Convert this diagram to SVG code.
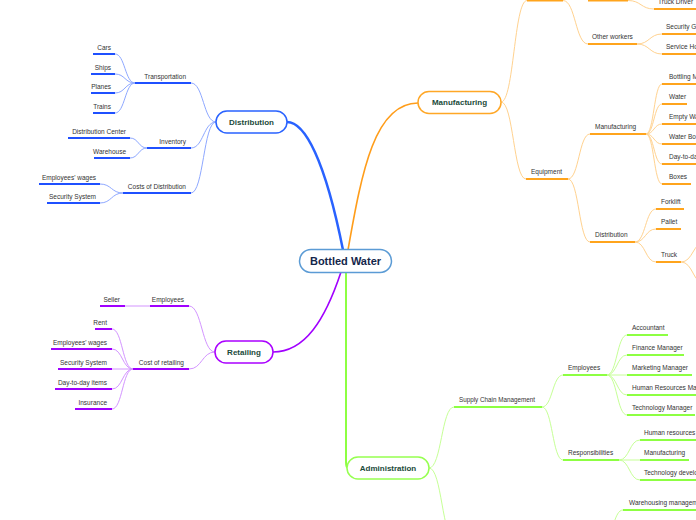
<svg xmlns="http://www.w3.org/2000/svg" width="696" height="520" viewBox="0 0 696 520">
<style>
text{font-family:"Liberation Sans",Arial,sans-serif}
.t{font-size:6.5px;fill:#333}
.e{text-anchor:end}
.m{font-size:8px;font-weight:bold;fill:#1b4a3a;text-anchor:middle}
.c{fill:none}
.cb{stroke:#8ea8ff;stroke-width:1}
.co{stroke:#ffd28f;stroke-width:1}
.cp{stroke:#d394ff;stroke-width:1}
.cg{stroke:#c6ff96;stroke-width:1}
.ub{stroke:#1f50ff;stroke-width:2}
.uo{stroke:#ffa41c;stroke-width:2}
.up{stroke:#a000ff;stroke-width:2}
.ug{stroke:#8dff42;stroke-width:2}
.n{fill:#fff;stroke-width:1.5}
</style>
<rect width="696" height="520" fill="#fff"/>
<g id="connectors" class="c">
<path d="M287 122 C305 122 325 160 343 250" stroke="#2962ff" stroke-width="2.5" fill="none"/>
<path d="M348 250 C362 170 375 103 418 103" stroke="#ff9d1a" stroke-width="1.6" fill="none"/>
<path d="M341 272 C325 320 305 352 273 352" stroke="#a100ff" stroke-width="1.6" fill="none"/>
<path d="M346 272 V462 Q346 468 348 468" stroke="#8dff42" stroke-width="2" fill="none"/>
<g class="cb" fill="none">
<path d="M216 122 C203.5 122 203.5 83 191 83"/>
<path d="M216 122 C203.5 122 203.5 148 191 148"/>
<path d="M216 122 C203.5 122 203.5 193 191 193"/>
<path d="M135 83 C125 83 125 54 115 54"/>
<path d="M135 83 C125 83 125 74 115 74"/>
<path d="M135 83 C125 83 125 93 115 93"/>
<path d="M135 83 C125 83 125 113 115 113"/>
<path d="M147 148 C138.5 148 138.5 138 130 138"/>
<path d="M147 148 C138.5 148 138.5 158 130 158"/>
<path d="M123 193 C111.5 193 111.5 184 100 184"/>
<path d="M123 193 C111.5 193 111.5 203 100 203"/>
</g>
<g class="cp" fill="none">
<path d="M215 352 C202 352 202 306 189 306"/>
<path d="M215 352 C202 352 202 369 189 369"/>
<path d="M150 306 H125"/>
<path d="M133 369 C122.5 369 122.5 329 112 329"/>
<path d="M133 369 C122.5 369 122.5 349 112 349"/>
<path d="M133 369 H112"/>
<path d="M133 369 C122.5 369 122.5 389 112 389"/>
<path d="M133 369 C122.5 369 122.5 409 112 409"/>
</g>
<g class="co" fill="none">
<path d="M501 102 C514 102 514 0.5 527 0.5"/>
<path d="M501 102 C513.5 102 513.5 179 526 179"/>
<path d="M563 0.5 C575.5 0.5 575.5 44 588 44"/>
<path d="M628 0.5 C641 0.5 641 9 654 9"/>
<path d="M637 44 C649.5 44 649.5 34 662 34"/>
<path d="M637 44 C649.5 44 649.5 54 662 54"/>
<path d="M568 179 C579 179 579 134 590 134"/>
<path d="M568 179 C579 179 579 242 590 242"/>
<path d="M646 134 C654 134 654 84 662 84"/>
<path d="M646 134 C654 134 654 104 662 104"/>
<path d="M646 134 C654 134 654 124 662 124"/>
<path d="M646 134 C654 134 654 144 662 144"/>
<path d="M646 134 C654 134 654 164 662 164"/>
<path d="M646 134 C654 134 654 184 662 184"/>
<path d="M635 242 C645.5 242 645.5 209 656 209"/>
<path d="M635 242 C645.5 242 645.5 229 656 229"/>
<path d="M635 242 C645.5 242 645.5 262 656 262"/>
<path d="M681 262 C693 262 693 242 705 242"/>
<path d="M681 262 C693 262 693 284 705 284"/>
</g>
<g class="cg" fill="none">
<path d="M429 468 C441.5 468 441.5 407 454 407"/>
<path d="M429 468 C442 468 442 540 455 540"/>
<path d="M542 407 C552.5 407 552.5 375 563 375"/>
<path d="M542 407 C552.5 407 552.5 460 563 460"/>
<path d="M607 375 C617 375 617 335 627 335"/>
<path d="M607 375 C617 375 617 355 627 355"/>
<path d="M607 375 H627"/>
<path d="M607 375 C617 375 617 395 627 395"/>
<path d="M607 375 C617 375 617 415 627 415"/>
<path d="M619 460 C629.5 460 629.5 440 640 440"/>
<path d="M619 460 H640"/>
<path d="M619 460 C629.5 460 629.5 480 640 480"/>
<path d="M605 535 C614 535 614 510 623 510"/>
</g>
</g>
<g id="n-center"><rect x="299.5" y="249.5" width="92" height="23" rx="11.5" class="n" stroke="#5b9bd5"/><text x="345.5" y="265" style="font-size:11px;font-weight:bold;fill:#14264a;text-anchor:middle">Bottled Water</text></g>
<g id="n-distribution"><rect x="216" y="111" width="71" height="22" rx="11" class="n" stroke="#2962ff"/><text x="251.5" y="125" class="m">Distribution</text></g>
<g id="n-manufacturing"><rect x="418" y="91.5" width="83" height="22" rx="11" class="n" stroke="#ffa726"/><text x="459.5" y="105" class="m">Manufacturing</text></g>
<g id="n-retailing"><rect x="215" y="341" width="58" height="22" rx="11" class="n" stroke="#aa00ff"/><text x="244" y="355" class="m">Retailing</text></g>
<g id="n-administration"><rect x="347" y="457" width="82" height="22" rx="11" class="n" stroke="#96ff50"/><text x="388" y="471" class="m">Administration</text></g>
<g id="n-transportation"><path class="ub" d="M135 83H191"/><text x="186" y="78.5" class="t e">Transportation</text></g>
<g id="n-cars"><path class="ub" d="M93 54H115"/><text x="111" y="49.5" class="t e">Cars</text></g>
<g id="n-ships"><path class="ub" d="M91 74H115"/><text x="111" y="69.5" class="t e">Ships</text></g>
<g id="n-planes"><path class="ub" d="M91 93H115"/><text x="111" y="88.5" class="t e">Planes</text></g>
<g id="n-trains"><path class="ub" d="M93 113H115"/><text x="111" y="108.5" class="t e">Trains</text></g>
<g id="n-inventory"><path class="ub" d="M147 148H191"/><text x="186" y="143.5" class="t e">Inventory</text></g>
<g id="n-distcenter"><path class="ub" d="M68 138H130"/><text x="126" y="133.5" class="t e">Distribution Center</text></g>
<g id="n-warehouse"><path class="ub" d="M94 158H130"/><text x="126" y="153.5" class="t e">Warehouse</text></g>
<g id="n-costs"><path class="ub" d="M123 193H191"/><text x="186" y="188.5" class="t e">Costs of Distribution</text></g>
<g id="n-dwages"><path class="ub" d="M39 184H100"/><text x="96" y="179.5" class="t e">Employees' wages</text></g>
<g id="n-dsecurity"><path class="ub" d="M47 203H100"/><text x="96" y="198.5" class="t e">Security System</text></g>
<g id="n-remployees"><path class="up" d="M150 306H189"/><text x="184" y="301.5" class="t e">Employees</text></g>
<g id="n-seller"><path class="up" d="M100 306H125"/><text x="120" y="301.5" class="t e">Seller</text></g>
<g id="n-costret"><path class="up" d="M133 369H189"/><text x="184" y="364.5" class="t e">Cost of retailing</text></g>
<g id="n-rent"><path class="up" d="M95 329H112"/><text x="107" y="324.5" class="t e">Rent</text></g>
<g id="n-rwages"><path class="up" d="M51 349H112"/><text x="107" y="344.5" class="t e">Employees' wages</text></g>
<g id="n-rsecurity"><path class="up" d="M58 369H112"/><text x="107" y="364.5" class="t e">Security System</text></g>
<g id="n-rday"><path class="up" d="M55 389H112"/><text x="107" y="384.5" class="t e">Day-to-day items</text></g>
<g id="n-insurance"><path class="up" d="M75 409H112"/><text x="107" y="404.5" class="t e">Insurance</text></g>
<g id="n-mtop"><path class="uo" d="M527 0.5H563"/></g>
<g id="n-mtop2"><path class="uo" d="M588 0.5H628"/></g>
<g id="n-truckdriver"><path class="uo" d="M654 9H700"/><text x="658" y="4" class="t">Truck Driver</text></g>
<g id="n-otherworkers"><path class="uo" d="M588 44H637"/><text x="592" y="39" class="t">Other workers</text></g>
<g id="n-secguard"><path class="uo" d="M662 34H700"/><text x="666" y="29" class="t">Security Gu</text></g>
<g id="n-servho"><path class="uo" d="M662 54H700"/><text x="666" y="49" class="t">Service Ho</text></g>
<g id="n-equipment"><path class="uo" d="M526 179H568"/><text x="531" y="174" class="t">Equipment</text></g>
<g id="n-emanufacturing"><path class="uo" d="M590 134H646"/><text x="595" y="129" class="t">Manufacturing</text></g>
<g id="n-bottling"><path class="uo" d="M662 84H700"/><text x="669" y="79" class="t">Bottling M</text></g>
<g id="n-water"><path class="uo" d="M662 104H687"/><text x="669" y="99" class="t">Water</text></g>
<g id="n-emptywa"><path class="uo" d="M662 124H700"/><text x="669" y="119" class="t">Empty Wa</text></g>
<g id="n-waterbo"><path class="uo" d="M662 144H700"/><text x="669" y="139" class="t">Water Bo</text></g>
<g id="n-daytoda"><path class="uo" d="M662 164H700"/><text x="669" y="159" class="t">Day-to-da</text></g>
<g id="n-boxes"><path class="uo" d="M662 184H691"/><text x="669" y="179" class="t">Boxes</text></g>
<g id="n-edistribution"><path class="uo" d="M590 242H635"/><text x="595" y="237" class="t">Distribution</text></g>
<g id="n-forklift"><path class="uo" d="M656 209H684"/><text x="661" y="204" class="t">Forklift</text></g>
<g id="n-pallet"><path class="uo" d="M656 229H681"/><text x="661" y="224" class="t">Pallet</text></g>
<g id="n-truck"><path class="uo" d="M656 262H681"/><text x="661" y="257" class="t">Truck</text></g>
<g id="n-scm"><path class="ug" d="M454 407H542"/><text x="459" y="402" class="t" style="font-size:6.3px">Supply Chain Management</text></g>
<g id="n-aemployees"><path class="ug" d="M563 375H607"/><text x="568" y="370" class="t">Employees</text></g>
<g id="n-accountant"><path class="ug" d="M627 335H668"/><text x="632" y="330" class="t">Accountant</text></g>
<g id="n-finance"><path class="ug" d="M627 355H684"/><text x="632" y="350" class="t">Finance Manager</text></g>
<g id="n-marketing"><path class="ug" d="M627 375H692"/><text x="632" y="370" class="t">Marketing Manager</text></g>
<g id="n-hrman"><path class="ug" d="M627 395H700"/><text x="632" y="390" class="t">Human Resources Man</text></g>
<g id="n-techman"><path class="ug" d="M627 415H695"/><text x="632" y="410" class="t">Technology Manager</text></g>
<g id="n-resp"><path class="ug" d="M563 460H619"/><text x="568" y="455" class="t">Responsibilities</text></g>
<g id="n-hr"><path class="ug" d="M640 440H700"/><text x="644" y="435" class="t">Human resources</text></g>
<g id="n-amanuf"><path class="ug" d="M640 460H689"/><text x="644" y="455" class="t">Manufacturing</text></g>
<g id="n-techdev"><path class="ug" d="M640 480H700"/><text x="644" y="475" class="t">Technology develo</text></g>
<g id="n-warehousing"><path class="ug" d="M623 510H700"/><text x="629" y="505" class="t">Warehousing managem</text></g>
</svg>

* * *

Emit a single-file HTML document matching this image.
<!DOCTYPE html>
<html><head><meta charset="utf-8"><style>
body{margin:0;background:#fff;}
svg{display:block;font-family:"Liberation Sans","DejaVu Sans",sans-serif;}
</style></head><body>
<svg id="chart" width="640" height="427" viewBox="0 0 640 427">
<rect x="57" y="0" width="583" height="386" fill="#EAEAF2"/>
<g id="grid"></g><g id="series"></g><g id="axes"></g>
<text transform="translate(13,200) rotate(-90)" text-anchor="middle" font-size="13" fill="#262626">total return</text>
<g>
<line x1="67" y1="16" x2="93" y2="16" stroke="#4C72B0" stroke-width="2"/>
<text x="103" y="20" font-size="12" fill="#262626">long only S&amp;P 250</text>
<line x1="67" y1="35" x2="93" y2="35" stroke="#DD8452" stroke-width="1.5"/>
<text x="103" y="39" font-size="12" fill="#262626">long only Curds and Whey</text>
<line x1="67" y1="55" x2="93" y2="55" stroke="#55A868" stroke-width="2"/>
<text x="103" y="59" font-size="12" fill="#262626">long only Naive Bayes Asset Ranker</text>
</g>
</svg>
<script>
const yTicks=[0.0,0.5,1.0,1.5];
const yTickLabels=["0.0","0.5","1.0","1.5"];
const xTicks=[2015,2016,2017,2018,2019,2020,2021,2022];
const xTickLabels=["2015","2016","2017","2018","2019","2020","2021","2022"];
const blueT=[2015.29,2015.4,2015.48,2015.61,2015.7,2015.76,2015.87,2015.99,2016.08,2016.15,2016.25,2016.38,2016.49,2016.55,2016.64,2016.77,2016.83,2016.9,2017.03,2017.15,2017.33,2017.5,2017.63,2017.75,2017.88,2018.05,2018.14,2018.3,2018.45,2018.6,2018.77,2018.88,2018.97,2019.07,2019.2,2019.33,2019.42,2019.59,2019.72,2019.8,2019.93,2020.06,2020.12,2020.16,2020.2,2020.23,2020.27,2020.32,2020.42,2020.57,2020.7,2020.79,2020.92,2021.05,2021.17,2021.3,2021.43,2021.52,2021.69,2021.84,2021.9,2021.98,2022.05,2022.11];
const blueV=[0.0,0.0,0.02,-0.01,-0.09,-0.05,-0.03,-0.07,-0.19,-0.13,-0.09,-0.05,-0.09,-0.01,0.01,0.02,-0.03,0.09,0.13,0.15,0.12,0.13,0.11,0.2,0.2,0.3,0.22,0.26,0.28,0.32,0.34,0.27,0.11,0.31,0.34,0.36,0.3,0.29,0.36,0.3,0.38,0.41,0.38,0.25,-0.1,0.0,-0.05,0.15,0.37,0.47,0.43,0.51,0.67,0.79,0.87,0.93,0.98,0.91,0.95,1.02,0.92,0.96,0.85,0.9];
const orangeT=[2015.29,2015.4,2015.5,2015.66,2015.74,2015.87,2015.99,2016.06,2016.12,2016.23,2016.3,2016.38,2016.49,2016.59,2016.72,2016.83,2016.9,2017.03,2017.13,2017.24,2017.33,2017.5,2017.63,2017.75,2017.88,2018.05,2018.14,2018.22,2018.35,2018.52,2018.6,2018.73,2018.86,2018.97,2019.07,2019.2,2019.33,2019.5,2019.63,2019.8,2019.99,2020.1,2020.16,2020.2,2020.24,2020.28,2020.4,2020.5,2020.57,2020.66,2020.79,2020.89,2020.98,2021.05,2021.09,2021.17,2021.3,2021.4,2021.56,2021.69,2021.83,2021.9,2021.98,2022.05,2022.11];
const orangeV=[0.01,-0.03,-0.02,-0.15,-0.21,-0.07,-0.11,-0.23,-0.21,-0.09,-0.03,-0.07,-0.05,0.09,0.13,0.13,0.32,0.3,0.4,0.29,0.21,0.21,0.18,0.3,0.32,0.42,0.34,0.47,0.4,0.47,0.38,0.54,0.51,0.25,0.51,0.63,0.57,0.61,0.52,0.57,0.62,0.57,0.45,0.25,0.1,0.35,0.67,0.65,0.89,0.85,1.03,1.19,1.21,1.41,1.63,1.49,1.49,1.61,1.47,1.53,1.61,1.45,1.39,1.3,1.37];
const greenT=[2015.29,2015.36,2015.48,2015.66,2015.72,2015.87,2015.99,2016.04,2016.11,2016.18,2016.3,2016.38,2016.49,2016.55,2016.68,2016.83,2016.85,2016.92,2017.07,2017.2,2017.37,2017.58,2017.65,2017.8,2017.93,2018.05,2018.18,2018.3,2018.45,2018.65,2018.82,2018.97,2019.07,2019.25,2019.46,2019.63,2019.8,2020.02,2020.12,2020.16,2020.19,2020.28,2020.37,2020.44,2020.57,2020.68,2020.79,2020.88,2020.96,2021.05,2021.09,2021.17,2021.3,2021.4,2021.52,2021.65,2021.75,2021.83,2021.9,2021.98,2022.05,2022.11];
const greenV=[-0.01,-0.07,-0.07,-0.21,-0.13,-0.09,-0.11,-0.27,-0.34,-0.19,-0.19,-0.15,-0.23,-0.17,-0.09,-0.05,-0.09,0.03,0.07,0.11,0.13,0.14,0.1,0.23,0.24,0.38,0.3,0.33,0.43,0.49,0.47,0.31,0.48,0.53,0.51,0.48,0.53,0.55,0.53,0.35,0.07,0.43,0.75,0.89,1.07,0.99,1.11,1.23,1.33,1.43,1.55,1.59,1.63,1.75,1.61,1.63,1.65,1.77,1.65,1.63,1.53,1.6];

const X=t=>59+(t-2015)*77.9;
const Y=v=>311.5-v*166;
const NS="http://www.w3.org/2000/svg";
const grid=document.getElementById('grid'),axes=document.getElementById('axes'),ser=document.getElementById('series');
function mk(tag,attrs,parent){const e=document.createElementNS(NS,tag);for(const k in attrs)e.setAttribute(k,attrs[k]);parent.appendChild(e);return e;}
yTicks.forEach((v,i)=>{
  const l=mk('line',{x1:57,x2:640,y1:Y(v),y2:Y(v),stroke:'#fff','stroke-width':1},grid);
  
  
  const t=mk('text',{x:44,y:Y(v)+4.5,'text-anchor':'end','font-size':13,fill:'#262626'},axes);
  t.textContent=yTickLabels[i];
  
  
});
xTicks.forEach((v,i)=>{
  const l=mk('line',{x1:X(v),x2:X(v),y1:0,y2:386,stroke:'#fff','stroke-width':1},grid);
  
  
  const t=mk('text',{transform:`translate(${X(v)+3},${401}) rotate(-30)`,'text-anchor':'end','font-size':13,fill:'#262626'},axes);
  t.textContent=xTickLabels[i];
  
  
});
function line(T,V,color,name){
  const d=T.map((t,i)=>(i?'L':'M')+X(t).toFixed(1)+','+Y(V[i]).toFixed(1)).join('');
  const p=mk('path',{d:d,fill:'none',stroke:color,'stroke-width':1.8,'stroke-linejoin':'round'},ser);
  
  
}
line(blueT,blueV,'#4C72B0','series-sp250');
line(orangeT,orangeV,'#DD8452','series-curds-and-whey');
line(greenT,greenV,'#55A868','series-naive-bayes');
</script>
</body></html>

* * *

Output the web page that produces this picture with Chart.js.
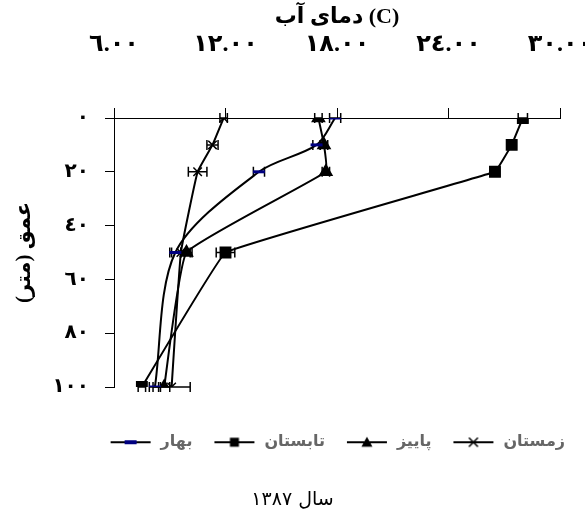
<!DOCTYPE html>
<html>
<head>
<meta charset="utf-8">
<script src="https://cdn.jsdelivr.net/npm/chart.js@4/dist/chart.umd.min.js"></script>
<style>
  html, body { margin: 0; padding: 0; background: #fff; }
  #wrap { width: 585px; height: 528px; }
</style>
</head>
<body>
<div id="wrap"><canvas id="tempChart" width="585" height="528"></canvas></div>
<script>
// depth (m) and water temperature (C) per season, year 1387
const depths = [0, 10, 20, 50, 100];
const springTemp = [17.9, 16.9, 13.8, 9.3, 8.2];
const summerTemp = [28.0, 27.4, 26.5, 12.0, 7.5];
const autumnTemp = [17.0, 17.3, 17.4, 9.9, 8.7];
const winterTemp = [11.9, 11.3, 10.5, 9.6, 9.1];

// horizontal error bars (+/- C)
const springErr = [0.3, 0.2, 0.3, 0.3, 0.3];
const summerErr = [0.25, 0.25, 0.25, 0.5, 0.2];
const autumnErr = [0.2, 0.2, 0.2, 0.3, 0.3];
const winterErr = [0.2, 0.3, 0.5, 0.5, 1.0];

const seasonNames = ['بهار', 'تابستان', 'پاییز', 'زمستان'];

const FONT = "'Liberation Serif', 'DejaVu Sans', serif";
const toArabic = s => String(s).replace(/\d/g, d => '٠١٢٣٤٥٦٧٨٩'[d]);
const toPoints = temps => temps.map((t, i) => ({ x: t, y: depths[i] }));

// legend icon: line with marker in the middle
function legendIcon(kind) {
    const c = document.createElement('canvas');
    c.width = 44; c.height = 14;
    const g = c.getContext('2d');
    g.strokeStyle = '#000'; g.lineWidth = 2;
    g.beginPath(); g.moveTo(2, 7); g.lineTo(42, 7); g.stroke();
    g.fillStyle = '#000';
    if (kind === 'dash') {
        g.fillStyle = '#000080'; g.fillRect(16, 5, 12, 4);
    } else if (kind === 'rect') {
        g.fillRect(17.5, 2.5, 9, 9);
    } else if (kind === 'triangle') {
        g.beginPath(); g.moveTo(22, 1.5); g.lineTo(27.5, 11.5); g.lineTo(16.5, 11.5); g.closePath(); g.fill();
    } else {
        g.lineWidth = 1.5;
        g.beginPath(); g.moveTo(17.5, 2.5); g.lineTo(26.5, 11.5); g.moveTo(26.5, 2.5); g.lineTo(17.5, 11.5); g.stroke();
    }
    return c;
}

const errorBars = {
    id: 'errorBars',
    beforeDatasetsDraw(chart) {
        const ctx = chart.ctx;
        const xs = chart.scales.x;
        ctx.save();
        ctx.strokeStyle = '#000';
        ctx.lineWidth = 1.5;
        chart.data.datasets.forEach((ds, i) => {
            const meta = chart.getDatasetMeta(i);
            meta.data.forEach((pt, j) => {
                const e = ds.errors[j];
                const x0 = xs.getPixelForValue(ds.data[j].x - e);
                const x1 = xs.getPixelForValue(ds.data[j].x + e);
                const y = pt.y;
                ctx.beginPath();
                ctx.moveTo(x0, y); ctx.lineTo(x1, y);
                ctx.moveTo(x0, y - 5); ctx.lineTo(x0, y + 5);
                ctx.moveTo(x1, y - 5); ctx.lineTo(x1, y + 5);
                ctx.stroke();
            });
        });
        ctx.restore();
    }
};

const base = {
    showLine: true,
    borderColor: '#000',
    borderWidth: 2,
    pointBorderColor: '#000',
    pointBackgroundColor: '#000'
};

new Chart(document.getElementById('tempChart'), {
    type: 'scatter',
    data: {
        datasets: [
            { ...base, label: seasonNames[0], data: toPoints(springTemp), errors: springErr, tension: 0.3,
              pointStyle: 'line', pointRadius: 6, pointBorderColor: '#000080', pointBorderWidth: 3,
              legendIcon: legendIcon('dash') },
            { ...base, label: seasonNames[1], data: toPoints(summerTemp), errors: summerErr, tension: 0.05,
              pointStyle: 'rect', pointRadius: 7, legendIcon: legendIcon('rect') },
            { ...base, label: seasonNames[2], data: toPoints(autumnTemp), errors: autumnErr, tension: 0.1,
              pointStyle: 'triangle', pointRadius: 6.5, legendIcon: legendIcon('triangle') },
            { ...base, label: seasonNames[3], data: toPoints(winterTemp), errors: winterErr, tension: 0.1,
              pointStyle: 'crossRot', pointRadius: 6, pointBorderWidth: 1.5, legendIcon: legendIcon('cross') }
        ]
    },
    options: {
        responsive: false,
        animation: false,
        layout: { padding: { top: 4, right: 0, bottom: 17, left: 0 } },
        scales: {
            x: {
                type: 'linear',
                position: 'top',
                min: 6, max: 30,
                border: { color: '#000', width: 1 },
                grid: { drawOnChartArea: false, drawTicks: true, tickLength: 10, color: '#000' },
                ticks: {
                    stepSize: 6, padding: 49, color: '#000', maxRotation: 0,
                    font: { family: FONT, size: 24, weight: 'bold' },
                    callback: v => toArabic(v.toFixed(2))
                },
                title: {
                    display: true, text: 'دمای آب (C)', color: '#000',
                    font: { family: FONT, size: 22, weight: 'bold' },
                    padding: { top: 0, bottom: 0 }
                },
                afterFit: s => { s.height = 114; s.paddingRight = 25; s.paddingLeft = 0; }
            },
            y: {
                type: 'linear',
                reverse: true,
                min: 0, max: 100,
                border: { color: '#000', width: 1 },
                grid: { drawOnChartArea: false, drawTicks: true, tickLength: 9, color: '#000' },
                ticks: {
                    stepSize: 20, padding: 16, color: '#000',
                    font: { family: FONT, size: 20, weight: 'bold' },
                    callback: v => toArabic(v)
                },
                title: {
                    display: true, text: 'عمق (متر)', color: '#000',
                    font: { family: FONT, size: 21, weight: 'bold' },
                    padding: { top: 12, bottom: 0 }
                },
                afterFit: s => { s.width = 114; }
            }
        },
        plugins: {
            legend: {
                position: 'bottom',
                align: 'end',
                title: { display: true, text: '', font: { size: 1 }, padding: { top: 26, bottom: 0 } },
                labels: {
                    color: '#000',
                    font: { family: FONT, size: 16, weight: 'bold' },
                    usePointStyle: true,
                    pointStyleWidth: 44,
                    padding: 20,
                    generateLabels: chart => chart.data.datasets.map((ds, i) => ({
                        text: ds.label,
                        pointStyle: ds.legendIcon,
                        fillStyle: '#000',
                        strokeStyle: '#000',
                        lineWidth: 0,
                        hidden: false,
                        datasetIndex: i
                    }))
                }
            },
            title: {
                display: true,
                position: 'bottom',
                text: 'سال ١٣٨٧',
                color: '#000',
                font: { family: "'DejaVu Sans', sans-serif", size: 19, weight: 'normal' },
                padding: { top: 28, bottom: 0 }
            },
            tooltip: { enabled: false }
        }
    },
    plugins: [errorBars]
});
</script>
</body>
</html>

## PROBLEM REQUIREMENTS
Omit all pictures, then copy the lines between the ones holding "Output the web" and "const winterTemp = [11.9, 11.3, 10.5, 9.6, 9.1];", inclusive.

## OUTPUT BELOW
Output the web page that produces this picture with Chart.js.
<!DOCTYPE html>
<html>
<head>
<meta charset="utf-8">
<script src="https://cdn.jsdelivr.net/npm/chart.js@4/dist/chart.umd.min.js"></script>
<style>
  html, body { margin: 0; padding: 0; background: #fff; }
  #wrap { width: 585px; height: 528px; }
</style>
</head>
<body>
<div id="wrap"><canvas id="tempChart" width="585" height="528"></canvas></div>
<script>
// depth (m) and water temperature (C) per season, year 1387
const depths = [0, 10, 20, 50, 100];
const springTemp = [17.9, 16.9, 13.8, 9.3, 8.2];
const summerTemp = [28.0, 27.4, 26.5, 12.0, 7.5];
const autumnTemp = [17.0, 17.3, 17.4, 9.9, 8.7];
const winterTemp = [11.9, 11.3, 10.5, 9.6, 9.1];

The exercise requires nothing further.